The end result of not coming to some sort of agreement isn''t pretty for either US Airways or the county government. The county loses thousands of jobs and would still face default on the bonds backed by the US Airways leases. US Airways loses an efficient connecting facility *and* opens up yet another hole for the low-cost carriers to fill. There really are no cities/airports which would make for a better hub than PIT, not to mention the sheer cost of starting a new hub. While it wouldn''t be tough to move 75-100 daily mainline departures to PHL and CLT (I see US maintaining 50-75 mainline departures at a reduced PIT, somewhat like BWI before Southwest), this certainly would also throw a monkey wrench into the plans for Midatlantic, since PIT is the hub for which the MDA regional jets are best suited. And if WN, FL, B6, or F9 were to get a serious foothold in PIT, US would be hard-pressed to get its hub back.

There''s also some significant interest for the state of Pennsylvania in seeing US Airways keep its hub at PIT (beyond Pittsburgh-area jobs); after all, US is the dominant or sole carrier at many small Pennsylvania airports.

It seems to me that there is a tough choice ahead.
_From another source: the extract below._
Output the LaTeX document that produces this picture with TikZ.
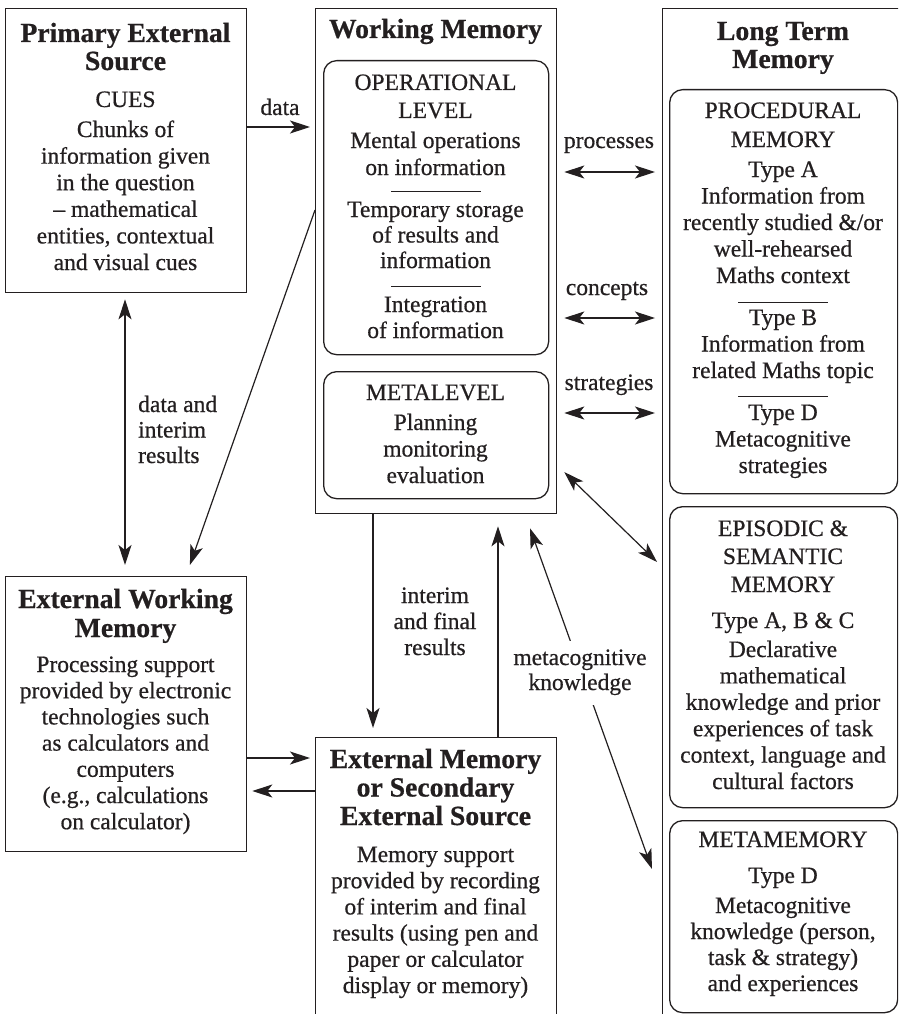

Bowing to pressure from US Airways keeps jobs in Pittsburgh but leaves the county on the hook for a lot of cash, not to mention keeping PIT airfares high. Telling Dave to take a hike means massive job losses (and the county''s still stuck with the debt) but opens an opportunity for more competition. I do believe that one of the discounters would come into PIT, with an operation of 50-100 flights after a few years -- but only if airport costs were under control, which is basically the whole issue now.
 
mrman,

Many in the CLT business community would beg to differ with you. I was at a Charlotte Chamber of Commerce luncheon just last week and there was a CEO of a large CLT area headquartered company that moved HQ here from Seattle a few years ago. He said the hub airport was a key factor in choosing CLT, and nonstop air service was an essential component they gave the relocation firm when choosing somewhere to go.

Say what you want about other Chambers, but I have been to both PIT and MCI, and will take the business environment in CLT anyday. It is nice to live in the second largest banking center in the country. Look at what the populations have done in CLT and PIT respectively in the past ten years, and then tell me which Chamber and local government is doing a better job attracting business and jobs for their city.
 
That''s kind of misleading. 10 or 20 years ago, PIT had nowhere to go but down, and CLT had nowhere to go but up.

20 or 30 years from now, NC will learn what happens when you give huge incentives to a small/select group of businesses. Or, to put it bluntly, look what happened to PIT with US.
 
Back in 2001, when AirTran dropped the PIT-PHL market, one of the PIT airport administrators was
quoted as saying and I''m paraphrasing " the people of Allegheny County supported USAirways on this route when they should''ve supported AirTran".
What a dumb statement for an administrator to make. It seems he''s intent on turning PIT into Amon Carter Field.